Start of Record set

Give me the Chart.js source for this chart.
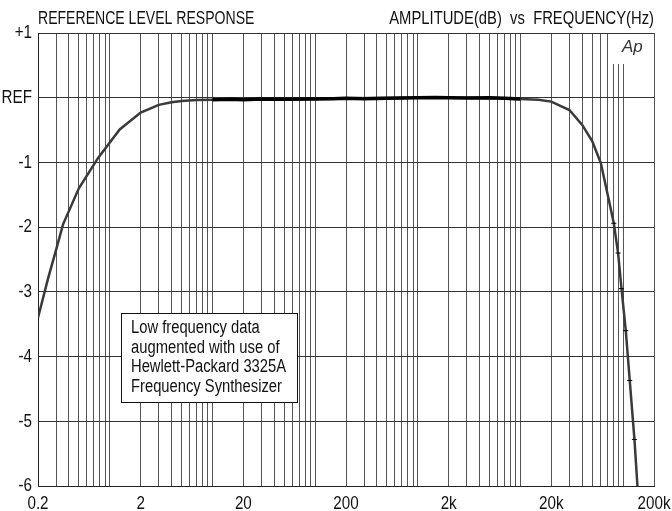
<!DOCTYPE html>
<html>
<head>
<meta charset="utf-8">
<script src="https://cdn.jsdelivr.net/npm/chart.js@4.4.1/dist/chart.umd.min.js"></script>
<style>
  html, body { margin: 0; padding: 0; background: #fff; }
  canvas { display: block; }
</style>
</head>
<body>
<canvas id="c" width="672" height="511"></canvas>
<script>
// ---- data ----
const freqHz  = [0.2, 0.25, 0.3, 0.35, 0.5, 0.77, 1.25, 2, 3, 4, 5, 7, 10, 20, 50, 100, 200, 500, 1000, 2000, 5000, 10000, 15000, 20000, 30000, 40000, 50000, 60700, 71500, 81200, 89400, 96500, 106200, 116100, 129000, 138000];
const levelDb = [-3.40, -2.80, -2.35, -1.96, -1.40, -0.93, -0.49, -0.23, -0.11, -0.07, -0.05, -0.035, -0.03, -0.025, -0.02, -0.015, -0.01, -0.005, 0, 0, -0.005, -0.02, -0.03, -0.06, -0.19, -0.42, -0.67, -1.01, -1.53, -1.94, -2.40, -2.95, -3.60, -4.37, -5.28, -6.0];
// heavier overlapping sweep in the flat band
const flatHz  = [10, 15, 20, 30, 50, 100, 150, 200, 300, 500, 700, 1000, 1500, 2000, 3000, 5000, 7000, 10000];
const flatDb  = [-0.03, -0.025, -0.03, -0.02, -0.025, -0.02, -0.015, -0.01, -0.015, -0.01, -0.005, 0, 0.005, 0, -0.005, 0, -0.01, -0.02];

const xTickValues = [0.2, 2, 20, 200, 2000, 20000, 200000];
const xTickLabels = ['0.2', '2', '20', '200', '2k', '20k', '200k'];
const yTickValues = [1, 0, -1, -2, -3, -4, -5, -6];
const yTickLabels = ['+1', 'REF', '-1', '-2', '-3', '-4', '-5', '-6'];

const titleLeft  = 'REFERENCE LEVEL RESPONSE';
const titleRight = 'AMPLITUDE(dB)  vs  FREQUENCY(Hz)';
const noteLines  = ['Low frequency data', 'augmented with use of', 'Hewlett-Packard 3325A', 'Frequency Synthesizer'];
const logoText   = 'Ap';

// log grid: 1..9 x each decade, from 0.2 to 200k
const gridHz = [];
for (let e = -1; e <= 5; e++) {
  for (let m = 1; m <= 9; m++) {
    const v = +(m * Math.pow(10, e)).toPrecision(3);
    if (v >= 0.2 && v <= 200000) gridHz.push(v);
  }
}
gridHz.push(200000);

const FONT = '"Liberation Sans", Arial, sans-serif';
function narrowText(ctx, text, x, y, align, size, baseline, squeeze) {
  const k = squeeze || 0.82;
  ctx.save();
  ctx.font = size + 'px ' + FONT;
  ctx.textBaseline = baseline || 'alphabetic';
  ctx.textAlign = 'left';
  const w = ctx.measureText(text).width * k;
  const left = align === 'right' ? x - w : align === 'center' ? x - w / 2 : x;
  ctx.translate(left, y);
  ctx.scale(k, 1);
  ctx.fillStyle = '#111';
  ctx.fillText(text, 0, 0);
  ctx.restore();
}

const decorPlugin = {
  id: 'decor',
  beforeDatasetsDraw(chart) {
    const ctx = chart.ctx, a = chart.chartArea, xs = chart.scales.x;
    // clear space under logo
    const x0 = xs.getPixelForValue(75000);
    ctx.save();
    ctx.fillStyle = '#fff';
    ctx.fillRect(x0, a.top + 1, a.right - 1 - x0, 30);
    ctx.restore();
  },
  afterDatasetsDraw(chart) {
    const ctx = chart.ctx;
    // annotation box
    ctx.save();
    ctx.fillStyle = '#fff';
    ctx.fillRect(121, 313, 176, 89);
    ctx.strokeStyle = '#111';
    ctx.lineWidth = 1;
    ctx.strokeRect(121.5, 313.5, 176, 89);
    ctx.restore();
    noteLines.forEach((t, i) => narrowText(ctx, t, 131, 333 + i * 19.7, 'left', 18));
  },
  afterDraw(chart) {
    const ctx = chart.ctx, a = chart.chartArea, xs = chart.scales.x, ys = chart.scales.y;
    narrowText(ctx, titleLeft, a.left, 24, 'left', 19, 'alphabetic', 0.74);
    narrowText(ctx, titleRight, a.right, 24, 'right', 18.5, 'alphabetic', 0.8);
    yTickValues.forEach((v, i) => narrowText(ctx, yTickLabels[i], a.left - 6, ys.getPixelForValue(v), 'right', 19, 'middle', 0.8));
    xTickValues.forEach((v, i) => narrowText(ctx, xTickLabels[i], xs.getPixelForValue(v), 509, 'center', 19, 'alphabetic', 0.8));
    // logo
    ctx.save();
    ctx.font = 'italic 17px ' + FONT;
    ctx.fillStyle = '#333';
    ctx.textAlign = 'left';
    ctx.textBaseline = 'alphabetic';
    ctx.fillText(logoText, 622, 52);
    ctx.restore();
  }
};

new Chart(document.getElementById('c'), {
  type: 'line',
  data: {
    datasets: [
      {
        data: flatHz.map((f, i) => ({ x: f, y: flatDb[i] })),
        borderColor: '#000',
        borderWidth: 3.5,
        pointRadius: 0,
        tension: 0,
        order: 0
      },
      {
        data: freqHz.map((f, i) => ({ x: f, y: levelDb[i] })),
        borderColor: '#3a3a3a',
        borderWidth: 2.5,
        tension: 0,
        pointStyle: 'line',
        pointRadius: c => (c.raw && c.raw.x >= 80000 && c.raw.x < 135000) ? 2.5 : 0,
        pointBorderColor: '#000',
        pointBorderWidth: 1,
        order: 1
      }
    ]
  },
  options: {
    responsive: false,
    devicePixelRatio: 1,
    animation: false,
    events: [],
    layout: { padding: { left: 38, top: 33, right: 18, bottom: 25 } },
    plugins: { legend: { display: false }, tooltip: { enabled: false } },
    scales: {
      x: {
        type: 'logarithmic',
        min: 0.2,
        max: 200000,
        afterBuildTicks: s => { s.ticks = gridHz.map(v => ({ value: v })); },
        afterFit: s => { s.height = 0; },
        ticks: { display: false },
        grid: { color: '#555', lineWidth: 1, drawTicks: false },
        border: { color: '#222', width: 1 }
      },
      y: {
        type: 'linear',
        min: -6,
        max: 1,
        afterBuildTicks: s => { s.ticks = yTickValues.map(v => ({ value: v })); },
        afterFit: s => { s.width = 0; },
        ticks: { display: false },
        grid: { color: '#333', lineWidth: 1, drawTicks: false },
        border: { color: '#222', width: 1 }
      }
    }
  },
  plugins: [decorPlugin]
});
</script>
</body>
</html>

End of Record set
Start of Record set

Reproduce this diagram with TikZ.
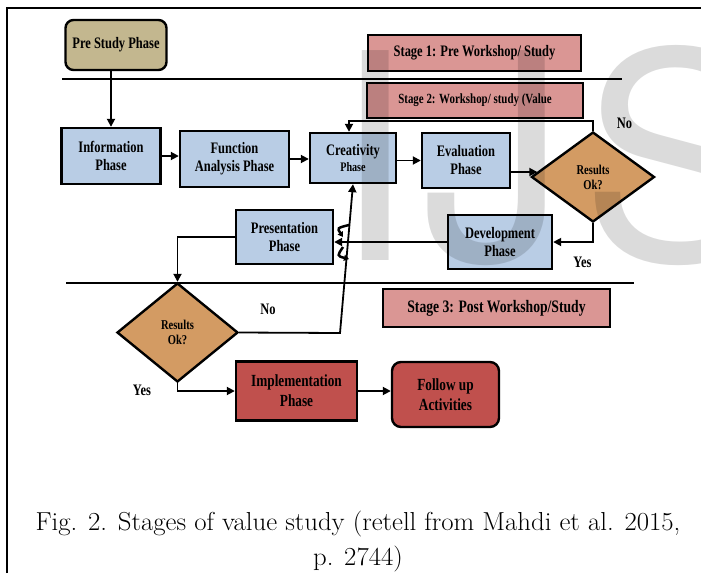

End of Record set
Start of Record set

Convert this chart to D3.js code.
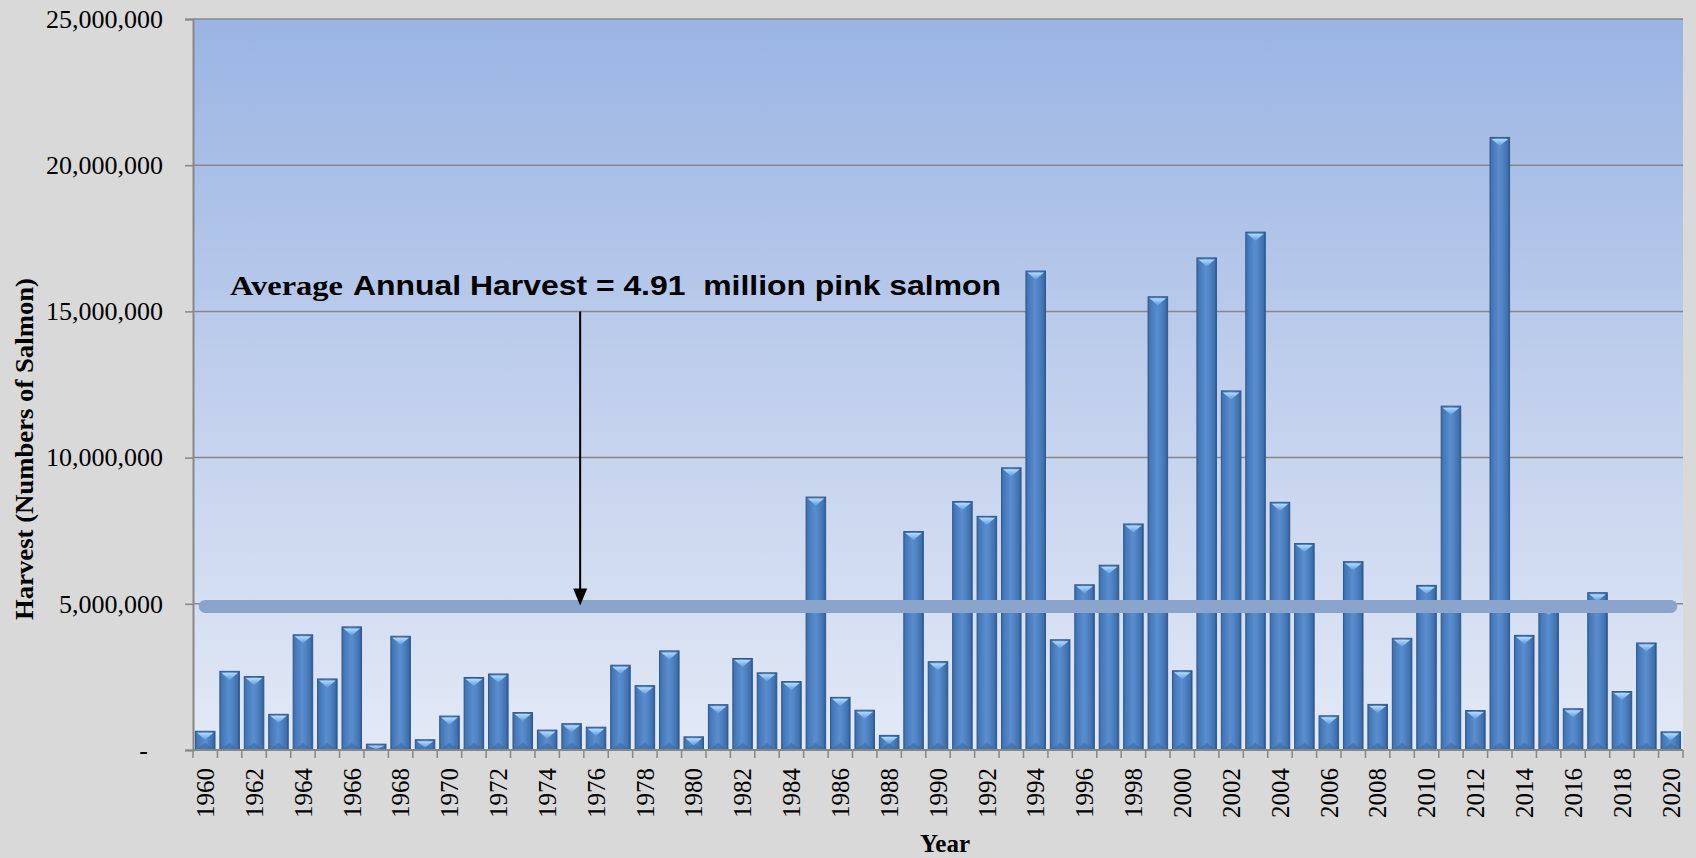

End of Record set

The lines you need run from the one containing "Give me the Chart.js source for this chart." down to the one containing "['+1', 'REF', '-1', '-2', '-3', '-4', '-5', '-6'];"; print them exactly, both ends included, and leave out pictures.

Give me the Chart.js source for this chart.
<!DOCTYPE html>
<html>
<head>
<meta charset="utf-8">
<script src="https://cdn.jsdelivr.net/npm/chart.js@4.4.1/dist/chart.umd.min.js"></script>
<style>
  html, body { margin: 0; padding: 0; background: #fff; }
  canvas { display: block; }
</style>
</head>
<body>
<canvas id="c" width="672" height="511"></canvas>
<script>
// ---- data ----
const freqHz  = [0.2, 0.25, 0.3, 0.35, 0.5, 0.77, 1.25, 2, 3, 4, 5, 7, 10, 20, 50, 100, 200, 500, 1000, 2000, 5000, 10000, 15000, 20000, 30000, 40000, 50000, 60700, 71500, 81200, 89400, 96500, 106200, 116100, 129000, 138000];
const levelDb = [-3.40, -2.80, -2.35, -1.96, -1.40, -0.93, -0.49, -0.23, -0.11, -0.07, -0.05, -0.035, -0.03, -0.025, -0.02, -0.015, -0.01, -0.005, 0, 0, -0.005, -0.02, -0.03, -0.06, -0.19, -0.42, -0.67, -1.01, -1.53, -1.94, -2.40, -2.95, -3.60, -4.37, -5.28, -6.0];
// heavier overlapping sweep in the flat band
const flatHz  = [10, 15, 20, 30, 50, 100, 150, 200, 300, 500, 700, 1000, 1500, 2000, 3000, 5000, 7000, 10000];
const flatDb  = [-0.03, -0.025, -0.03, -0.02, -0.025, -0.02, -0.015, -0.01, -0.015, -0.01, -0.005, 0, 0.005, 0, -0.005, 0, -0.01, -0.02];

const xTickValues = [0.2, 2, 20, 200, 2000, 20000, 200000];
const xTickLabels = ['0.2', '2', '20', '200', '2k', '20k', '200k'];
const yTickValues = [1, 0, -1, -2, -3, -4, -5, -6];
const yTickLabels = ['+1', 'REF', '-1', '-2', '-3', '-4', '-5', '-6'];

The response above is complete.